The yearly cycle of my rose bush is a little like our spiritual lives in the sense that most of us go through times when we our growth as Christians can be plainly seen (as with the blooms on the bush) and others when we may look/feel dead or like our work is fruitless (as the bush is in early spring when just green, thorny stalks begin to grow). But here is what I've noticed about this rose bush, which I think is about 5 years old now (based on when the house was built), regardless of what it looks like at particular times of the year, each year it produces more blooms. We had 2 different times this year when there were 30+ blooms and/or buds at one time on it. As the bush matures it still goes through the same cycle it did before, but each time it emerges it is stronger and produces more fruit.
It can be frustrating as a Christian to be going through a time in life where you don't see yourself growing, I've certainly felt that. But I believe that if we are continuing to seek Christ, when (in His timing) we emerge from that period of our life we will do so stronger and more effective for His Kingdom.
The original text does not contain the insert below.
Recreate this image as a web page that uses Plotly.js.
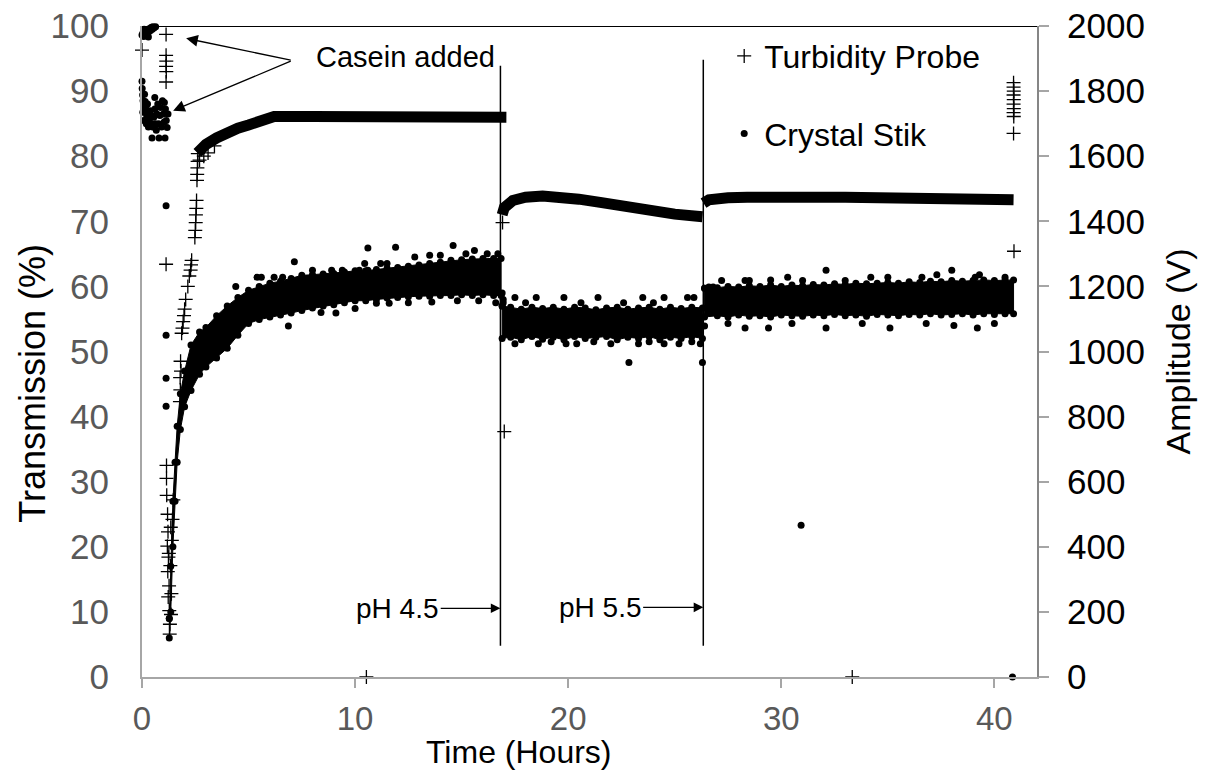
<!DOCTYPE html>
<html><head><meta charset="utf-8">
<script src="https://cdn.plot.ly/plotly-3.0.1.min.js"></script>
<style>html,body{margin:0;padding:0;background:#fff}#chart{width:1206px;height:780px}</style>
</head><body><div id="chart"></div>
<script>
// ---- Turbidity Probe (left axis, Transmission %) : individual readings ----
const probeTime = [0.00,
  1.13,1.13,1.14,1.13,1.14,1.13, 1.13,
  1.15,1.15,1.16, 1.20,1.22,1.19,1.24,1.21,1.27,1.23,1.28,1.31,1.30,1.36,1.38,1.33,1.40,1.43,1.47,1.35,1.26,
  1.78,1.80,1.79,1.81,1.83, 1.86,1.90,1.93,1.97,2.00,
  2.05,2.15,2.22,2.28,2.30,2.33, 2.48,2.50,2.52,2.53,2.55,2.56,
  2.58,2.59,2.60,2.61,2.62, 2.70,2.90,3.10,3.40,
  10.53, 17.00,16.92, 33.33,
  40.90,40.90,40.91,40.90,40.91,40.90,40.91,40.90,40.91,40.90,40.92];
const probeValue = [96.3,
  98.7,95.5,94.6,93.8,93.0,91.4, 63.4,
  32.5,30.5,27.9, 25.0,22.3,20.1,18.4,16.2,14.0,12.3,10.2,8.1,6.6,9.6,12.8,17.1,21.0,24.2,27.2,23.0,19.0,
  42.3,44.1,46.0,48.5,47.0, 52.8,53.6,54.6,55.5,56.5,
  58.0,60.0,61.6,62.5,63.3,64.0, 67.5,68.6,69.8,71.0,72.0,73.2,
  76.3,77.2,78.2,79.2,80.4, 79.4,80.0,80.5,81.6,
  0, 37.7,69.8, 0,
  91.3,90.6,90.0,89.4,88.7,88.0,87.3,86.7,86.1,83.5,65.4];
// dense run of Turbidity Probe readings (merged curve), null = break
const probeCurveTime  = [2.60,2.8,3.0,3.5,4.0,4.5,5.0,5.5,5.9,6.2,8,10,12,14,16,17.1, null,
  16.9,17.0,17.4,18.0,18.8,19.5,20.5,21.5,22.5,23.8,25.0,26.3, null,
  26.35,26.6,27.5,28.4,33,38,40.9];
const probeCurveValue = [80.5,81.2,81.8,82.8,83.7,84.3,84.8,85.4,85.9,86.1,86.1,86.1,86.1,86.1,86.1,86.0, null,
  71.0,72.1,73.2,73.7,73.9,73.8,73.4,72.9,72.3,71.6,71.1,70.7, null,
  72.8,73.3,73.6,73.7,73.7,73.6,73.3];

// ---- Crystal Stik (right axis, Amplitude V) : individual readings ----
const stikTime = [
  0.00,0.04,0.08,0.12,0.16,0.20,0.24,0.28,0.32,0.36,0.40,0.44,0.48,0.52,0.56,0.60,0.64,0.68,0.72,0.76,0.80,0.10,0.30,
  0.00,0.01,0.03,0.05,0.08,0.04,0.12,0.15,0.18,0.22,0.26,0.30,0.34,0.38,0.42,0.46,0.47,0.50,0.55,0.60,0.63,0.67,0.70,0.74,0.78,0.80,0.84,0.88,0.92,0.96,1.00,1.04,1.08,1.10,1.14,1.18,1.22,0.08,0.20,0.60,1.05,0.30,
  1.13,1.13,1.13,1.13,22.85,26.30,30.93,40.85,
  4.4,5.4,5.6,6.2,6.6,7.15,8.0,8.9,9.4,10.2,10.6,10.45,11.2,11.5,11.9,10.6,12.8,13.5,14.0,14.6,15.2,15.6,16.2,16.7,
  6.87,8.4,9.1,10.0,11.0,11.6,12.5,13.6,14.8,15.8,16.6,
  17.5,18.5,19.8,21.4,23.5,24.5,25.6,25.9,18.0,20.6,22.6,24.0,
  17.5,18.6,19.9,20.4,22.0,23.3,24.5,25.2,26.2,19.2,21.2,23.8,25.8,16.9,16.95,16.95,
  28.3,28.5,30.3,31.0,32.1,33.0,34.2,35.0,36.6,37.3,38.0,39.1,39.3,40.5,27.2,29.5,26.6,26.8,
  28.3,29.4,32.1,35.1,38.1,39.2,27.5,30.5,33.8,36.8,40.0,26.4];
const stikAmp = [
  1972,1978,1968,1982,1974,1986,1978,1990,1982,1992,1986,1996,1990,1998,1994,2002,1998,2004,2006,2010,2012,1990,1966,
  1830,1808,1788,1770,1752,1735,1790,1768,1745,1725,1760,1735,1710,1740,1700,1725,1656,1690,1720,1745,1700,1680,1730,1760,1700,1656,1725,1750,1690,1770,1730,1705,1656,1745,1710,1688,1730,1710,1700,1780,1765,1690,
  1448,1050,918,832,966,966,466,0,
  1200,1228,1228,1228,1228,1276,1250,1250,1250,1250,1250,1270,1270,1270,1320,1318,1290,1296,1296,1326,1300,1310,1300,1300,
  1078,1120,1118,1132,1148,1148,1150,1152,1156,1156,1150,
  1166,1166,1166,1166,1166,1166,1166,1166,1150,1150,1150,1150,
  1024,1024,1024,1024,1024,1024,1024,1024,1024,1030,1030,1030,1030,1180,1160,1150,
  1218,1218,1228,1218,1250,1218,1228,1228,1228,1236,1250,1228,1236,1228,1218,1220,1198,1198,
  1072,1072,1072,1072,1080,1072,1086,1086,1086,1086,1086,1078];
// dense band of Crystal Stik readings: low / high edge (null = break)
const stikBandTime = [1.28,1.35,1.45,1.55,1.65,1.8,2.0,2.3,2.7,3.0,3.5,4.0,4.5,5.0,5.5,6.0,6.5,7.0,7.5,8.0,8.5,9.0,9.5,10.0,10.5,11.0,11.5,12.0,12.5,13.0,13.5,14.0,14.5,15.0,15.5,16.0,16.5,16.85, null,
  16.9,17.3,17.8,18.3,18.8,19.3,19.8,20.3,20.8,21.3,21.8,22.3,22.8,23.3,23.8,24.3,24.8,25.3,25.8,26.3, null,
  26.4,27,27.5,28,28.5,29,29.5,30,30.5,31,31.5,32,32.5,33,33.5,34,34.5,35,35.5,36,36.5,37,37.5,38,38.5,39,39.5,40,40.5,40.9];
const stikBandLow = [120,200,400,540,660,760,830,880,930,952,980,1010,1050,1086,1098,1106,1112,1118,1126,1134,1140,1144,1150,1156,1156,1160,1164,1166,1168,1170,1170,1172,1172,1174,1172,1174,1172,1172, null,
  1040,1044,1036,1046,1038,1044,1036,1046,1040,1044,1046,1036,1044,1040,1046,1036,1044,1040,1046,1040, null,
  1106,1110,1106,1112,1108,1110,1106,1112,1110,1108,1112,1110,1114,1110,1112,1108,1114,1112,1110,1114,1112,1116,1112,1114,1116,1112,1116,1114,1116,1116];
const stikBandHigh = [180,340,540,660,770,870,940,1020,1060,1074,1110,1140,1166,1188,1200,1210,1216,1224,1234,1236,1238,1240,1244,1248,1248,1252,1256,1258,1262,1266,1270,1274,1280,1282,1284,1286,1286,1286, null,
  1140,1136,1130,1136,1132,1136,1130,1136,1134,1128,1134,1136,1130,1134,1136,1130,1136,1132,1136,1134, null,
  1194,1196,1200,1198,1202,1200,1204,1200,1204,1202,1206,1204,1208,1206,1210,1208,1210,1212,1210,1214,1212,1216,1214,1218,1216,1218,1220,1218,1220,1220];

const xTicks = [0,10,20,30,40];

// build closed polygons for the band (one per segment)
function bandPolygon(t, lo, hi){
  const xs=[], ys=[]; let seg=[];
  const flush=()=>{ if(!seg.length) return;
    if(xs.length){xs.push(null); ys.push(null);}
    seg.forEach(i=>{xs.push(t[i]); ys.push(hi[i]);});
    seg.slice().reverse().forEach(i=>{xs.push(t[i]); ys.push(lo[i]);});
    xs.push(t[seg[0]]); ys.push(hi[seg[0]]); seg=[]; };
  t.forEach((v,i)=>{ if(v===null) flush(); else seg.push(i); });
  flush();
  return {xs, ys};
}
const band = bandPolygon(stikBandTime, stikBandLow, stikBandHigh);

const FONT = 'Liberation Sans, Arial, sans-serif';
const data = [
  {type:'scatter', x:band.xs, y:band.ys, yaxis:'y2', mode:'lines+markers', fill:'toself', fillcolor:'#000',
   line:{color:'#000', width:1}, marker:{color:'#000', size:7}, connectgaps:false, showlegend:false, hoverinfo:'skip'},
  {type:'scatter', x:stikTime, y:stikAmp, yaxis:'y2', mode:'markers', name:'Crystal Stik',
   marker:{symbol:'circle', color:'#000', size:7}, cliponaxis:false, legendgroup:'stik', legendrank:2},
  {type:'scatter', x:probeCurveTime, y:probeCurveValue, mode:'lines', line:{color:'#000', width:11},
   connectgaps:false, showlegend:false, hoverinfo:'skip'},
  {type:'scatter', x:probeTime, y:probeValue, mode:'markers', name:'Turbidity Probe',
   marker:{symbol:'cross-thin', size:10, color:'#000', line:{color:'#000', width:1.3}}, cliponaxis:false,
   legendgroup:'probe', legendrank:1}
];

const axisGray = '#a6a6a6';
const layout = {
  width:1206, height:780, paper_bgcolor:'#fff', plot_bgcolor:'#fff',
  margin:{l:142, r:169, t:26, b:103},
  font:{family:FONT, color:'#000'},
  xaxis:{range:[0,42], tickvals:xTicks, showline:true, linecolor:axisGray, linewidth:2, ticks:'outside', ticklen:9,
    tickwidth:2, tickcolor:axisGray, showgrid:false, zeroline:false, tickfont:{size:33, color:'#595959'},
    ticklabelstandoff:2},
  // left axis: labels pushed away by a long transparent tick; visible short ticks come from yaxis3
  yaxis:{range:[0,100], dtick:10, showline:true, linecolor:axisGray, linewidth:2, ticks:'outside', ticklen:24,
    tickwidth:2, tickcolor:'rgba(0,0,0,0)', showgrid:false, zeroline:false, tickfont:{size:35, color:'#595959'}},
  yaxis3:{range:[0,100], dtick:10, overlaying:'y', side:'left', showline:false, ticks:'outside', ticklen:11,
    tickwidth:2, tickcolor:axisGray, showticklabels:false, showgrid:false, zeroline:false},
  yaxis2:{range:[0,2000], dtick:200, overlaying:'y', side:'right', showline:true, linecolor:'#868686', linewidth:2,
    ticks:'outside', ticklen:10, tickwidth:2, tickcolor:axisGray, showgrid:false, zeroline:false,
    tickfont:{size:35, color:'#000'}, ticklabelstandoff:11,
    title:{text:'Amplitude (V)', font:{size:34, color:'#000'}, standoff:22}},
  legend:{x:0.6505, xanchor:'left', y:0.996, yanchor:'top', bgcolor:'rgba(0,0,0,0)', font:{size:32, color:'#000'},
    traceorder:'grouped', tracegroupgap:33},
  shapes:[
    {type:'line', xref:'paper', x0:0, x1:1, yref:'y', y0:100, y1:100, line:{color:'#000', width:2}},
    {type:'line', xref:'x', x0:16.82, x1:16.82, yref:'y', y0:4.8, y1:93.9, line:{color:'#000', width:1.5}},
    {type:'line', xref:'x', x0:26.34, x1:26.34, yref:'y', y0:4.8, y1:94.8, line:{color:'#000', width:1.5}}
  ],
  annotations:[
    // axis titles
    {xref:'paper', yref:'paper', x:0, y:-0.1152, xanchor:'center', yanchor:'middle', showarrow:false,
     text:'Time (Hours)', font:{size:32, color:'#000'}},
    {xref:'paper', yref:'paper', x:-0.1218, y:0.452, xanchor:'center', yanchor:'middle', textangle:-90, showarrow:false,
     text:'Transmission (%)', font:{size:36, color:'#000'}},
    {xref:'x', yref:'y', x:12.36, y:95.3, text:'Casein added', showarrow:false, font:{size:29, color:'#000'}},
    {xref:'x', yref:'y', x:2.07, y:98.1, axref:'x', ayref:'y', ax:7.05, ay:94.7, text:'', showarrow:true,
     arrowhead:2, arrowsize:1.8, arrowwidth:1.3, arrowcolor:'#000'},
    {xref:'x', yref:'y', x:1.46, y:87.0, axref:'x', ayref:'y', ax:7.05, ay:94.7, text:'', showarrow:true,
     arrowhead:2, arrowsize:1.8, arrowwidth:1.3, arrowcolor:'#000'},
    {xref:'x', yref:'y', x:16.82, y:10.55, axref:'x', ayref:'y', ax:12.0, ay:10.55, text:'pH 4.5', showarrow:true,
     arrowhead:2, arrowsize:1.6, arrowwidth:1.2, arrowcolor:'#000', font:{size:28, color:'#000'}},
    {xref:'x', yref:'y', x:26.34, y:10.7, axref:'x', ayref:'y', ax:21.5, ay:10.7, text:'pH 5.5', showarrow:true,
     arrowhead:2, arrowsize:1.6, arrowwidth:1.2, arrowcolor:'#000', font:{size:28, color:'#000'}}
  ]
};
// x title annotation sits at x = 518 px (centre of the reference title)
layout.annotations[0].x = (518 - 142) / 895;
Plotly.newPlot('chart', data, layout, {displayModeBar:false, staticPlot:true});
</script></body></html>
This is something I've noticed some of our interns going through during the summer. They come to Joplin expecting to spend the summer on a spiritual high - no doubt because they've been to Move as a student and/or sponsor and that is what it was to them in those capacities - but find themselves focusing on details that may not be initially leading to the spiritual fulfillment they had hoped for. But time and again, I get emails or hear about others who have talked to different interns who felt that way and they have a much different perspective a few months after the fact. In some cases interns who we as a staff thought would never re-apply do. What seems to be happening is that they are growing, but don't see it until the fruit of that growth starts to appear later.
So while we are headed for winter, spring will be here soon enough. If you are walking through a winter-like period in your spiritual journey take heart, the day will come when you'll be able to see growth and maturity and the fruit that comes along with them.